Nebula

A network agnostic peer crawler and monitor. Nebula starts with a set of bootstrap peers, asks them for other peers in the network and recursively repeats the process until all peers in the network have been contacted. Originally, Nebula only supported DHT networks, but this restriction was lifted.

Currently, Nebula supports the following networks:

IPFS - Amino DHT
Bitcoin | Litecoin | Dogecoin (alpha)
Ethereum - Consensus Layer (discv5) | Execution Layer (discv4)
Optimism compatible chains
Portal - (alpha - wire protocol not implemented)
Filecoin
Polkadot - Kusama | Rococo | Westend
Avail - Mainnet | Turing | Light Client + Full Node versions
Celestia - Mainnet | Mocha | Arabica
Pactus
Dria
Gnosis
... your network? Get in touch [email protected].
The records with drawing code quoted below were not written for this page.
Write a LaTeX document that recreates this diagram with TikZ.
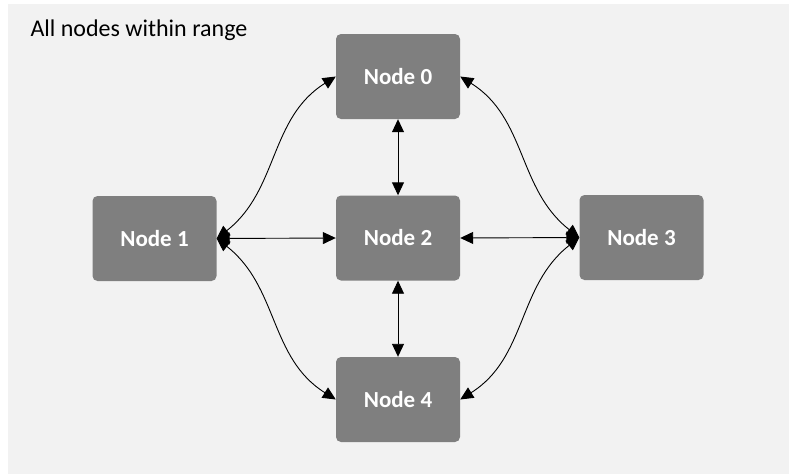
\documentclass[tikz,border=0pt]{standalone}
\usepackage{fontspec}
\setmainfont{Carlito}
\usetikzlibrary{arrows.meta}
\definecolor{panelgray}{HTML}{F2F2F2}
\definecolor{nodegray}{HTML}{7F7F7F}
\begin{document}
\begin{tikzpicture}[x=1pt, y=1pt,
    netnode/.style={fill=nodegray, rounded corners=5pt, minimum width=124pt,
      minimum height=85pt, inner sep=0pt, text=white,
      font=\fontsize{23}{28}\selectfont\bfseries},
    link/.style={{Triangle[length=13pt,width=12pt]}-{Triangle[length=13pt,width=12pt]}, line width=0.9pt}]
      \useasboundingbox (0,0) rectangle (789,-474);
      % Background panel
      \fill[panelgray] (8,-4) rectangle (789,-474);
      \node[anchor=base west, font=\fontsize{24}{29}\selectfont] (title) at (27,-36) {All nodes within range};
      % Nodes
      \node[netnode] (n0) at (398,-76.5) {Node 0};
      \node[netnode] (n1) at (154.5,-238.5) {Node 1};
      \node[netnode] (n2) at (398,-238) {Node 2};
      \node[netnode] (n3) at (641.5,-237.5) {Node 3};
      \node[netnode] (n4) at (398,-399.5) {Node 4};
      % Straight links through Node 2
      \draw[link] (n1.east) -- (n2.west);
      \draw[link] (n2.east) -- (n3.west);
      \draw[link] (n2.north) -- (n0.south);
      \draw[link] (n2.south) -- (n4.north);
      % Curved links round the outside
      \draw[link] (n1.east) to[out=38, in=-148] (n0.west);
      \draw[link] (n1.east) to[out=-38, in=148] (n4.west);
      \draw[link] (n3.west) to[out=142, in=-32] (n0.east);
      \draw[link] (n3.west) to[out=-142, in=32] (n4.east);
    \end{tikzpicture}
\end{document}
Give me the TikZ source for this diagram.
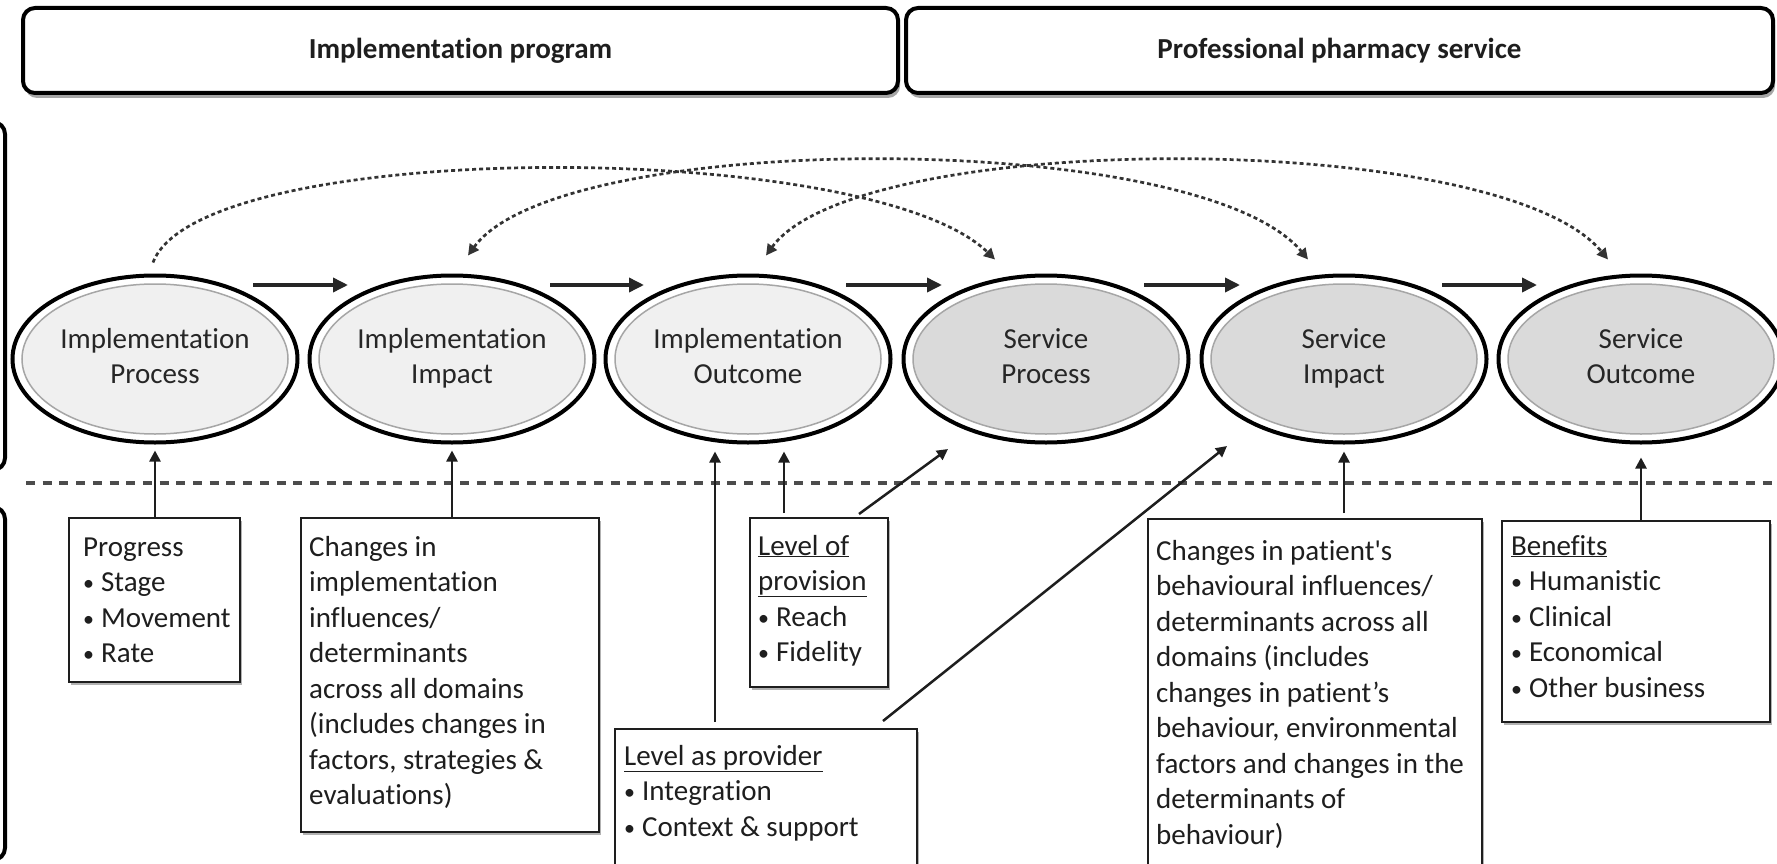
\documentclass[tikz,border=0pt]{standalone}
\usepackage{fontspec}
\setmainfont{Carlito}[Ligatures=NoCommon]
\usetikzlibrary{shapes.geometric, arrows.meta, calc, shadows}
\definecolor{implfill}{HTML}{F0F0F0}
\definecolor{servfill}{HTML}{DADADA}
\definecolor{ink}{HTML}{1E1E1E}
\newcommand\bul{{\fontsize{22}{22}\selectfont\raisebox{1pt}{•}}\hspace{7pt}}
\begin{document}
\begin{tikzpicture}[x=1pt, y=-1pt,
  every node/.style={font=\fontsize{29}{35.5}\selectfont, text=ink},
  header/.style={draw=black, line width=4pt, rounded corners=12pt, fill=white,
    minimum height=85pt, inner sep=0pt, outer sep=0pt, anchor=north west,
    font=\fontsize{29}{35.5}\selectfont\bfseries,
    drop shadow={shadow xshift=2pt, shadow yshift=-5pt, opacity=.35, fill=black}},
  bracket/.style={draw=black, line width=4pt, rounded corners=12pt},
  ell/.style={ellipse, draw=black, line width=4pt, fill=white,
    minimum width=285pt, minimum height=167pt, inner sep=0pt, align=center,
    text=black!85,
    path picture={\draw[line width=1.5pt, draw=gray!70, fill=#1]
      (path picture bounding box.center) ellipse [x radius=133pt, y radius=75pt];}},
  tbox/.style={draw=ink, line width=2.5pt, fill=white, inner sep=0pt, outer sep=0pt,
    anchor=north west,
    drop shadow={shadow xshift=2pt, shadow yshift=-3pt, opacity=.3, fill=black}},
  btext/.style={anchor=north west, inner sep=0pt, align=left},
  harrow/.style={line width=3.5pt, draw=black!85, -{Triangle[length=15pt,width=14pt]}},
  varrow/.style={line width=2.5pt, draw=ink, -{Triangle[length=11pt,width=11pt]}},
  darc/.style={line width=2.7pt, draw=black!80, dash pattern=on 4pt off 3pt},
  sep/.style={line width=3.5pt, draw=black!70, dash pattern=on 9pt off 7.7pt},
  arctip/.tip={Triangle[length=11pt,width=11pt]}
]
\useasboundingbox (0,0) rectangle (1777,864);
\clip (0,0) rectangle (1777,864);

% headers
\node[header, minimum width=875pt] (hImpl) at (23,8) {Implementation program};
\node[header, minimum width=867pt] (hServ) at (906,8) {Professional pharmacy service};

% left brackets
\draw[bracket] (-100,122) rectangle (5,470);
\draw[bracket] (-100,507) rectangle (5,860);

% separator
\coordinate (sepL) at (26,483);
\coordinate (sepR) at (1790,483);
\draw[sep] (sepL) -- (sepR);

% ellipses
\node[ell=implfill] (e1) at (155,359) {\strut Implementation\\\strut Process};
\node[ell=implfill] (e2) at (452,359) {\strut Implementation\\\strut Impact};
\node[ell=implfill] (e3) at (748,359) {\strut Implementation\\\strut Outcome};
\node[ell=servfill] (e4) at (1046,359) {\strut Service\\\strut Process};
\node[ell=servfill] (e5) at (1344,359) {\strut Service\\\strut Impact};
\node[ell=servfill] (e6) at (1641,359) {\strut Service\\\strut Outcome};

% dashed arcs
\draw[darc, -{arctip}] ($(e1.north)+(-2,-11)$) .. controls ($(e1.north)+(45,-136)$) and ($(e4.north)+(-176,-136)$) .. ($(e4.north)+(-51,-14)$);
\draw[darc, {arctip}-{arctip}] ($(e2.north)+(16,-18)$) .. controls ($(e2.north)+(108,-145)$) and ($(e5.north)+(-144,-145)$) .. ($(e5.north)+(-36,-14)$);
\draw[darc, {arctip}-{arctip}] ($(e3.north)+(18,-18)$) .. controls ($(e3.north)+(110,-145)$) and ($(e6.north)+(-141,-145)$) .. ($(e6.north)+(-33,-14)$);

% horizontal arrows
\draw[harrow] ($(e1.center)+(98,-74)$) -- ($(e2.center)+(-104,-74)$);
\draw[harrow] ($(e2.center)+(98,-74)$) -- ($(e3.center)+(-104,-74)$);
\draw[harrow] ($(e3.center)+(98,-74)$) -- ($(e4.center)+(-104,-74)$);
\draw[harrow] ($(e4.center)+(98,-74)$) -- ($(e5.center)+(-104,-74)$);
\draw[harrow] ($(e5.center)+(98,-74)$) -- ($(e6.center)+(-104,-74)$);

% boxes
\node[tbox, minimum width=171pt, minimum height=164pt] (progbox) at (69,518) {};
\node[tbox, minimum width=298pt, minimum height=314pt] (chimpl) at (301,518) {};
\node[tbox, minimum width=138pt, minimum height=169pt] (lprov) at (750,518) {};
\node[tbox, minimum width=302pt, minimum height=200pt] (lprov2) at (615,729) {};
\node[tbox, minimum width=334pt, minimum height=400pt] (chpat) at (1148,519) {};
\node[tbox, minimum width=268pt, minimum height=201pt] (benef) at (1502,521) {};

% texts
\node[btext] (progtext) at ($(progbox.north west)+(14,13)$)
  {\strut Progress\\\bul Stage\\\bul Movement\\\bul Rate};
\node[btext] (chimpltext) at ($(chimpl.north west)+(8,13)$)
  {\strut Changes in\\implementation\\influences/\\determinants\\across all domains\\(includes changes in\\factors, strategies \&\\evaluations)};
\node[btext] (lprovtext) at ($(lprov.north west)+(8,12)$)
  {\strut\underline{Level of}\\\underline{provision}\\\bul Reach\\\bul Fidelity};
\node[btext] (lprov2text) at ($(lprov2.north west)+(9,11)$)
  {\strut\underline{Level as provider}\\\bul Integration\\\bul Context \& support};
\node[btext] (chpattext) at ($(chpat.north west)+(8,16)$)
  {\strut Changes in patient\textquotesingle s\\behavioural influences/\\determinants across all\\domains (includes\\changes in patient’s\\behaviour, environmental\\factors and changes in the\\determinants of\\behaviour)};
\node[btext] (beneftext) at ($(benef.north west)+(9,9)$)
  {\strut\underline{Benefits}\\\bul Humanistic\\\bul Clinical\\\bul Economical\\\bul Other business};

% vertical arrows
\draw[varrow] (progbox.north -| e1.south) -- ($(e1.south)+(0,6)$);
\draw[varrow] (chimpl.north -| e2.south) -- ($(e2.south)+(0,6)$);
\coordinate (t3a) at ($(e3.south)+(-33,7)$);
\coordinate (t3b) at ($(e3.south)+(36,7)$);
\draw[varrow] ($(t3a |- lprov2.north)+(0,-7)$) -- (t3a);
\draw[varrow] ($(t3b |- lprov.north)+(0,-5)$) -- (t3b);
\draw[varrow] ($(chpat.north -| e5.south)+(0,-6)$) -- ($(e5.south)+(0,7)$);
\draw[varrow] (benef.north -| e6.south) -- ($(e6.south)+(0,13)$);

% diagonal arrows
\draw[varrow] ($(lprov.north east)+(-29,-4)$) -- ($(e4.center)+(-98,90)$);
\draw[varrow] ($(lprov2.north east)+(-34,-8)$) -- ($(e5.center)+(-117,87)$);
\end{tikzpicture}
\end{document}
You can run nebula networks to get a list of all supported networks

Nebula supports the following storage backends: JSON, Postgres, ClickHouse

The crawler was:

🏆 awarded a prize in the DI2F Workshop hackathon. 🏆
🎓 used for the ACM SigCOMM'22 paper Design and Evaluation of IPFS: A Storage Layer for the Decentralized Web 🎓

Nebula powers:

📊 the weekly reports for the IPFS Amino DHT here! 📊
🌐 many graphs on probelab.io for most of the supported networks above 🌐

You can find a demo on YouTube: Nebula: A Network Agnostic DHT Crawler 📺

Grafana Dashboard is not part of this repository

Project Status

The crawler is powering critical IPFS Amino DHT KPIs, used for Weekly IPFS Reports as well as for many metrics on probelab.io. The main branch will contain the latest changes and should not be considered stable. The latest stable release that is production ready is version 2.4.0.

Install

Precompile Binaries

Head over to the release section and download binaries from the latest stable release.

From source

git clone https://github.com/dennis-tra/nebula
cd nebula
just build

Now you should find the nebula executable in the dist subfolder.

Usage

Nebula is a command line tool and provides the crawl sub-command.

Dry-Run

To simply crawl the IPFS Amino DHT network run:

nebula --dry-run crawl

Note

For backwards compatibility reasons IPFS is the default if no network is specified

The crawler can store its results as JSON documents, in a Postgres, or in a Clickhouse database - the --dry-run flag prevents it from doing any of it. Nebula will just print a summary of the crawl at the end instead. For the IPFS network, a crawl takes ~5-10 min depending on your internet connection. You can also specify the network you want to crawl by appending, e.g., --network FILECOIN and limit the number of peers to crawl by providing the --limit flag with the value of, e.g., 1000. Example:

nebula --dry-run crawl --network FILECOIN --limit 1000

To find out which other network values are supported, you can run:

nebula networks

JSON Output

To store crawl results as JSON files provide the --json-out command line flag like so:

nebula --json-out ./results/ crawl

After the crawl has finished, you will find the JSON files in the ./results/ subdirectory.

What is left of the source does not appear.